- Problem statement -
Only lines with the word "this" are needed; collect each of them from the listing below.
# # # # # # #
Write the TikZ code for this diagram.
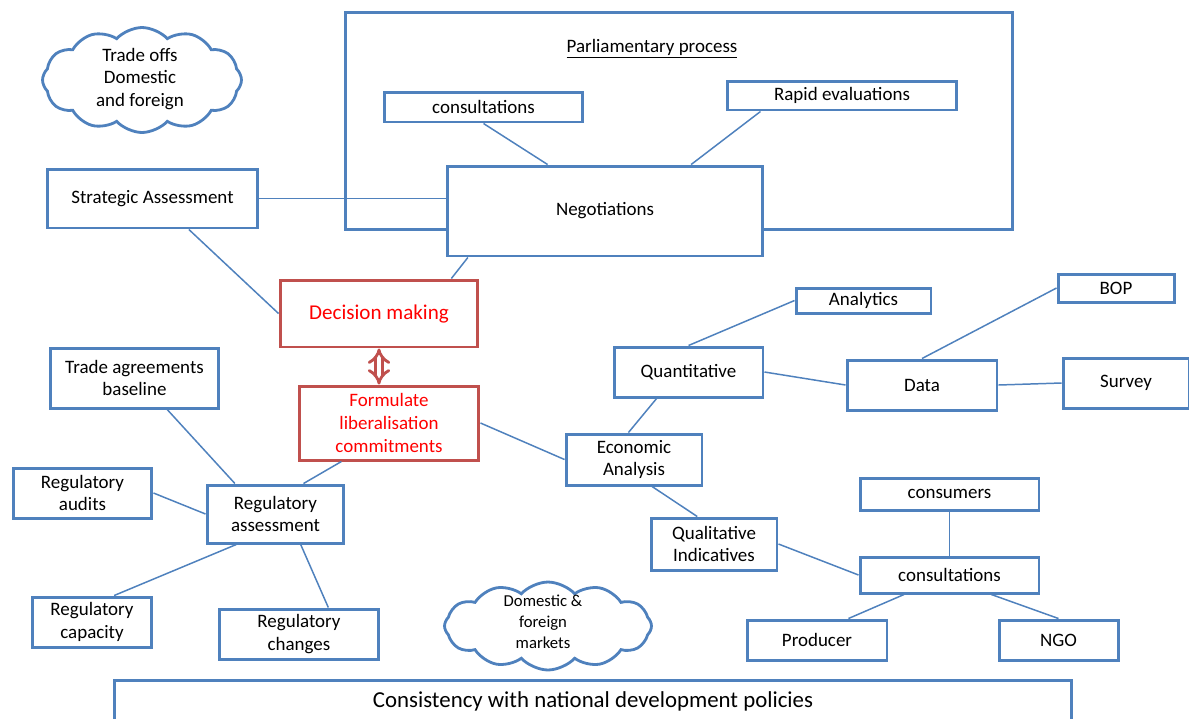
\documentclass[tikz,border=0pt]{standalone}
\usepackage{fontspec}
\setmainfont{Carlito}
\usetikzlibrary{calc,arrows.meta,shapes.symbols}
\definecolor{boxblue}{HTML}{4F81BD}
\definecolor{boxred}{HTML}{C0504D}
\begin{document}
\begin{tikzpicture}[x=0.02cm,y=-0.02cm,
  box/.style={draw=boxblue,line width=1.7pt,fill=white,align=center,inner sep=0pt,
    font=\fontsize{10.8}{13}\selectfont},
  redbox/.style={box,draw=boxred,text=red},
  link/.style={draw=boxblue,line width=0.85pt},
  puff/.style={draw=boxblue,line width=1.6pt,cloud,cloud puffs=12,cloud puff arc=95,
    cloud ignores aspect,inner sep=0pt}]
\useasboundingbox (0,0) rectangle (1189,718);
\node at (679,121) [draw=boxblue,line width=1.7pt,minimum width=13.36cm,minimum height=4.36cm](parl){};
\node at (652,49) [font=\fontsize{10.8}{13}\selectfont](pp){\underline{Parliamentary process}};
\node at (483.5,107) [box,minimum width=3.98cm,minimum height=0.6cm](cons1){consultations};
\node at (842,95.5) [box,minimum width=4.6cm,minimum height=0.58cm](rapid){Rapid evaluations};
\node at (605,211) [box,minimum width=6.32cm,minimum height=1.8cm](nego){Negotiations};
\node at (152.5,198.5) [box,minimum width=4.22cm,minimum height=1.18cm](strat){Strategic Assessment};
\node at (142,80) [puff,minimum width=3.98cm,minimum height=2.1cm](trade){};
\node at (140,79) [align=center,font=\fontsize{10.8}{13}\selectfont](tradetxt){Trade offs\\Domestic\\and foreign};
\node at (379,313.5) [redbox,minimum width=3.96cm,minimum height=1.34cm,font=\fontsize{12}{14}\selectfont](dec){Decision making};
\node at (389,423) [redbox,minimum width=3.6cm,minimum height=1.48cm](form){Formulate\\liberalisation\\commitments};
\node at (134.5,378) [box,minimum width=3.38cm,minimum height=1.2cm](tab){Trade agreements\\baseline};
\node at (82.5,493) [box,minimum width=2.78cm,minimum height=1.0cm](raud){Regulatory\\audits};
\node at (275.5,514) [box,minimum width=2.74cm,minimum height=1.16cm](rass){Regulatory\\assessment};
\node at (92,622) [box,minimum width=2.4cm,minimum height=1.0cm](rcap){Regulatory\\capacity};
\node at (299,634) [box,minimum width=3.2cm,minimum height=1.0cm](rchg){Regulatory\\changes};
\node at (548,626) [puff,minimum width=4.14cm,minimum height=1.76cm](mkts){};
\node at (543,622) [align=center,font=\fontsize{9.5}{12}\selectfont](mktstxt){Domestic \&\\foreign\\markets};
\node at (634,459.5) [box,minimum width=2.72cm,minimum height=1.02cm](econ){Economic\\Analysis};
\node at (688.5,372) [box,minimum width=2.98cm,minimum height=1.0cm](quant){Quantitative};
\node at (863.5,300.5) [box,minimum width=2.7cm,minimum height=0.5cm](anal){Analytics};
\node at (922,385) [box,minimum width=3.0cm,minimum height=1.0cm](data){Data};
\node at (1116,288) [box,minimum width=2.32cm,minimum height=0.56cm](bop){BOP};
\node at (1126,383) [box,minimum width=2.52cm,minimum height=1.0cm](survey){Survey};
\node at (714,544) [box,minimum width=2.52cm,minimum height=1.04cm](qual){Qualitative\\Indicatives};
\node at (949.5,494) [box,minimum width=3.58cm,minimum height=0.64cm](cons){consumers};
\node at (949.5,575) [box,minimum width=3.58cm,minimum height=0.72cm](cons2){consultations};
\node at (817,640) [box,minimum width=2.8cm,minimum height=0.8cm](prod){Producer};
\node at (1058.5,640) [box,minimum width=2.38cm,minimum height=0.8cm](ngo){NGO};
\node at (593,701) [box,minimum width=19.16cm,minimum height=0.84cm,font=\fontsize{13}{15}\selectfont](cons3){Consistency with national development policies};
\draw[link] (strat.east) -- (strat.east -| nego.west);
\draw[link] ($(strat.south west)!.67!(strat.south east)$) -- (dec.west);
\draw[link] ($(nego.south west)!.07!(nego.south east)$) -- ($(dec.north west)!.86!(dec.north east)$);
\draw[link] (cons1.south) -- ($(nego.north west)!.32!(nego.north east)$);
\draw[link] ($(rapid.south west)!.15!(rapid.south east)$) -- ($(nego.north west)!.77!(nego.north east)$);
\draw[link] (form.east) -- (econ.west);
\draw[link] ($(form.south west)!.24!(form.south east)$) -- ($(rass.north west)!.7!(rass.north east)$);
\draw[link] ($(tab.south west)!.69!(tab.south east)$) -- ($(rass.north west)!.21!(rass.north east)$);
\draw[link] (raud.east) -- (rass.west);
\draw[link] ($(rass.south west)!.22!(rass.south east)$) -- ($(rcap.north west)!.68!(rcap.north east)$);
\draw[link] ($(rass.south west)!.68!(rass.south east)$) -- ($(rchg.north west)!.68!(rchg.north east)$);
\draw[link] ($(econ.north west)!.46!(econ.north east)$) -- ($(quant.south west)!.29!(quant.south east)$);
\draw[link] (quant.north) -- (anal.west);
\draw[link] (quant.east) -- (data.west);
\draw[link] (data.north) -- (bop.west);
\draw[link] (data.east) -- (survey.west);
\draw[link] ($(econ.south west)!.63!(econ.south east)$) -- ($(qual.north west)!.37!(qual.north east)$);
\draw[link] (qual.east) -- (cons2.west);
\draw[link] (cons.south) -- (cons2.north);
\draw[link] ($(cons2.south west)!.25!(cons2.south east)$) -- ($(prod.north west)!.72!(prod.north east)$);
\draw[link] ($(cons2.south west)!.73!(cons2.south east)$) -- (ngo.north);
\draw[boxred,line width=1.6pt,double=white,double distance=2.6pt,{Implies}-{Implies}] (dec.south) -- (dec.south |- form.north);
\end{tikzpicture}
\end{document}
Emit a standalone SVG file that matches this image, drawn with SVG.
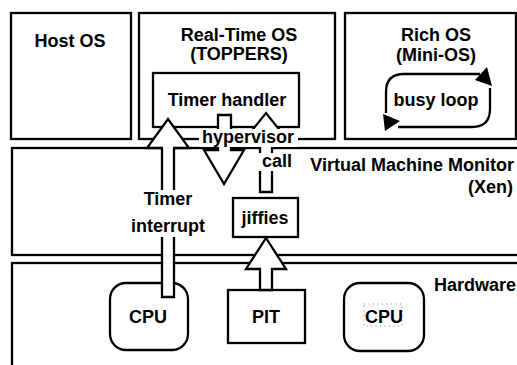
<svg xmlns="http://www.w3.org/2000/svg" width="517" height="365" viewBox="0 0 517 365">
<style>
.box{fill:#fff;stroke:#000;stroke-width:2.3}
.ln{fill:none;stroke:#000;stroke-width:2.3}
.arr{fill:#fff;stroke:#000;stroke-width:2.3;stroke-linejoin:miter}
.t{font-family:"Liberation Sans",Arial,sans-serif;font-weight:bold;font-size:18px;fill:#000}
.c{text-anchor:middle}
.r{text-anchor:end}
.bg{fill:#fff}
</style>
<rect width="517" height="365" fill="#fff"/>
<g id="host-os">
<rect class="box" x="11" y="13" width="120" height="126"/>
<text class="t c" x="70" y="47">Host OS</text>
</g>
<g id="rt-os">
<rect class="box" x="139" y="13" width="196" height="126"/>
<text class="t c" x="239" y="41">Real-Time OS</text>
<text class="t c" x="239" y="60">(TOPPERS)</text>
</g>
<g id="rich-os">
<rect class="box" x="345" y="13" width="171" height="126"/>
<text class="t c" x="436" y="41">Rich OS</text>
<text class="t c" x="436" y="61">(Mini-OS)</text>
</g>
<g id="vmm">
<rect class="box" x="12" y="148" width="520" height="107"/>
<text class="t r" x="514" y="171">Virtual Machine Monitor</text>
<text class="t r" x="513" y="193">(Xen)</text>
</g>
<g id="hardware">
<rect class="box" x="12" y="263" width="520" height="120"/>
<text class="t r" x="516" y="291">Hardware</text>
</g>
<g id="timer-handler">
<rect class="box" x="153" y="73" width="146" height="54"/>
<text class="t c" x="227" y="106">Timer handler</text>
</g>
<g id="busy-loop">
<path class="ln" d="M480,74 H404 Q386,74 386,92 V113"/>
<path class="ln" d="M398,127 H472 Q490,127 490,109 V88"/>
<polygon points="487,67 475,80 492,86" fill="#000"/>
<polygon points="385,131 400,121 383,114" fill="#000"/>
<text class="t c" x="436" y="106">busy loop</text>
</g>
<g id="jiffies">
<rect class="box" x="233" y="198" width="65" height="39"/>
<text class="t c" x="265" y="224">jiffies</text>
</g>
<g id="pit">
<rect class="box" x="228" y="290" width="77" height="53"/>
<text class="t c" x="266" y="323">PIT</text>
</g>
<g id="cpu1">
<rect class="box" x="110" y="283" width="78" height="67" rx="16"/>
</g>
<g id="cpu2">
<rect class="box" x="344" y="283" width="80" height="68" rx="16"/>
<rect x="364" y="304" width="38" height="22" fill="none" stroke="#888" stroke-width="1" stroke-dasharray="1 3.5"/>
<text class="t c" x="384" y="323">CPU</text>
</g>
<g id="connectors">
<polygon class="arr" points="162,297 162,148 147,148 168,119 189,148 174,148 174,297"/>
<polygon class="arr" points="218,115 231,115 231,150 244,150 224,184 204,150 218,150"/>
<polygon class="arr" points="260,192 260,133 250,133 266,113 282,133 272,133 272,192"/>
<polygon class="arr" points="260,290 260,269 246,269 266,238 286,269 272,269 272,290"/>
</g>
<g id="labels">
<rect class="bg" x="130" y="190" width="77" height="47"/>
<text class="t c" x="168" y="205">Timer</text>
<text class="t c" x="168" y="232">interrupt</text>
<rect class="bg" x="199" y="129" width="99" height="18"/>
<text class="t c" x="248" y="143">hypervisor</text>
<rect class="bg" x="258" y="153" width="36" height="18"/>
<text class="t c" x="277" y="167">call</text>
<text class="t c" x="148" y="323">CPU</text>
</g>
</svg>
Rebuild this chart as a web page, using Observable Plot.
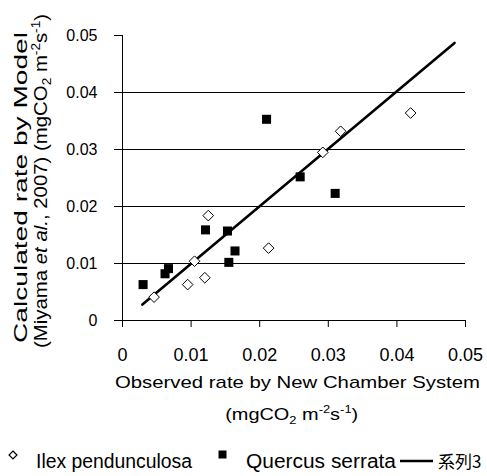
<!DOCTYPE html>
<html><head><meta charset="utf-8">
<script src="https://cdn.jsdelivr.net/npm/d3@7"></script>
<script src="https://cdn.jsdelivr.net/npm/@observablehq/plot@0.6"></script>
<style>
body{margin:0;background:#fff;font-family:"Liberation Sans",Arial,sans-serif;}
#chart{position:relative;width:487px;height:476px;overflow:hidden;background:#fff;}
#chart svg{display:block;}
#legend{position:absolute;left:0;top:440px;width:487px;height:36px;}
</style></head><body><div id="chart"><div id="plot"></div><div id="legend"></div></div>
<script>
// ---- data ----
const ilexObserved  = [0.0046, 0.0095, 0.0105, 0.0120, 0.0125, 0.0213, 0.0292, 0.0318, 0.0420];
const ilexModel     = [0.0041, 0.0063, 0.0104, 0.0075, 0.0184, 0.0127, 0.0295, 0.0332, 0.0364];
const quercusObserved = [0.0030, 0.0062, 0.0067, 0.0121, 0.0153, 0.0155, 0.0164, 0.0210, 0.0259, 0.0310];
const quercusModel    = [0.0063, 0.0082, 0.0091, 0.0159, 0.0157, 0.0102, 0.0122, 0.0353, 0.0252, 0.0223];
const lineObserved = [0.0029, 0.0484];
const lineModel    = [0.0028, 0.0487];
const tickValues = [0, 0.01, 0.02, 0.03, 0.04, 0.05];
const gridValues = [0.01, 0.02, 0.03, 0.04];
const seriesNames = ["Ilex pendunculosa", "Quercus serrata", "系列3"];

const ilex = ilexObserved.map((x, i) => ({x, y: ilexModel[i]}));
const quercus = quercusObserved.map((x, i) => ({x, y: quercusModel[i]}));
const fit = lineObserved.map((x, i) => ({x, y: lineModel[i]}));
const fmt = d => d === 0 ? "0" : String(+d.toFixed(2));

const W = 487, H = 440;
const FONT = "'Liberation Sans', Arial, sans-serif";
const plot = Plot.plot({
  width: W, height: H,
  marginLeft: 122, marginRight: 22, marginTop: 35, marginBottom: H - 320,
  x: {domain: [0, 0.05]},
  y: {domain: [0, 0.05]},
  style: {fontFamily: FONT, background: "white", color: "black", overflow: "visible"},
  marks: [
    Plot.gridY(gridValues, {stroke: "black", strokeOpacity: 1, strokeWidth: 1}),
    Plot.ruleX([0], {stroke: "black", strokeWidth: 1}),
    Plot.ruleY([0], {stroke: "black", strokeWidth: 1}),
    Plot.axisY({ticks: tickValues, tickSize: 8, tickPadding: 17, fontSize: 16, label: null, tickFormat: fmt}),
    Plot.axisX({ticks: tickValues, tickSize: 7, tickPadding: 21, fontSize: 18, label: null, tickFormat: fmt}),
    Plot.line(fit, {x: "x", y: "y", stroke: "black", strokeWidth: 2.6}),
    Plot.dot(ilex, {x: "x", y: "y", symbol: "diamond2", r: 4.8, stroke: "black", fill: "white", strokeWidth: 1}),
    Plot.dot(quercus, {x: "x", y: "y", symbol: "square", r: 5.1, fill: "black", stroke: "none"})
  ]
});
document.getElementById("plot").appendChild(plot);

// ---- axis titles ----
const svg = d3.select(plot);
const titles = svg.append("g").attr("font-family", FONT).attr("fill", "black");

// x title
titles.append("text").attr("x", 297.5).attr("y", 388).attr("font-size", 17)
  .attr("text-anchor", "middle").attr("textLength", 365).attr("lengthAdjust", "spacingAndGlyphs")
  .text("Observed rate by New Chamber System");
const xt2 = titles.append("text").attr("x", 291.7).attr("y", 420).attr("font-size", 17)
  .attr("text-anchor", "middle").attr("textLength", 133).attr("lengthAdjust", "spacingAndGlyphs");
xt2.append("tspan").text("(mgCO");
xt2.append("tspan").attr("font-size", 11).attr("dy", 4).text("2");
xt2.append("tspan").attr("dy", -4).text(" m");
xt2.append("tspan").attr("font-size", 11).attr("dy", -7).text("-2");
xt2.append("tspan").attr("dy", 7).text("s");
xt2.append("tspan").attr("font-size", 11).attr("dy", -7).text("-1");
xt2.append("tspan").attr("dy", 7).text(")");

// y title
titles.append("text").attr("transform", "translate(27,187.5) rotate(-90)").attr("font-size", 18)
  .attr("text-anchor", "middle").attr("textLength", 311).attr("lengthAdjust", "spacingAndGlyphs")
  .text("Calculated rate by Model");
const yt2 = titles.append("text").attr("transform", "translate(46.5,181) rotate(-90)").attr("font-size", 18)
  .attr("text-anchor", "middle").attr("textLength", 334).attr("lengthAdjust", "spacingAndGlyphs");
yt2.append("tspan").text("(Miyama ");
yt2.append("tspan").attr("font-style", "italic").text("et al.");
yt2.append("tspan").text(", 2007) (mgCO");
yt2.append("tspan").attr("font-size", 12).attr("dy", 4).text("2");
yt2.append("tspan").attr("dy", -4).text(" m");
yt2.append("tspan").attr("font-size", 12).attr("dy", -7).text("-2");
yt2.append("tspan").attr("dy", 7).text("s");
yt2.append("tspan").attr("font-size", 12).attr("dy", -7).text("-1");
yt2.append("tspan").attr("dy", 7).text(")");

// ---- legend ----
const lg = d3.select("#legend").append("svg").attr("width", 487).attr("height", 36)
  .attr("font-family", FONT).attr("font-size", 20);
lg.append("path").attr("d", d3.symbol(d3.symbolDiamond2, 40)()).attr("transform", "translate(13,15)")
  .attr("fill", "white").attr("stroke", "black").attr("stroke-width", 1.2);
lg.append("text").attr("x", 36).attr("y", 28).attr("textLength", 156).attr("lengthAdjust", "spacingAndGlyphs").text(seriesNames[0]);
lg.append("rect").attr("x", 218.5).attr("y", 10.5).attr("width", 8).attr("height", 8).attr("fill", "black");
lg.append("text").attr("x", 246).attr("y", 28).attr("textLength", 150).attr("lengthAdjust", "spacingAndGlyphs").text(seriesNames[1]);
lg.append("line").attr("x1", 400).attr("x2", 433).attr("y1", 21).attr("y2", 21).attr("stroke", "black").attr("stroke-width", 2.6);
lg.append("text").attr("x", 438).attr("y", 28).attr("font-size", 17).attr("font-family", "'Noto Sans CJK JP', " + FONT).text(seriesNames[2]);
</script>
</body></html>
# # # # # # #
- Answer for the task -
Write the TikZ code for this diagram.
Emit a standalone SVG file that matches this image, drawn with SVG.
Rebuild this chart as a web page, using Observable Plot.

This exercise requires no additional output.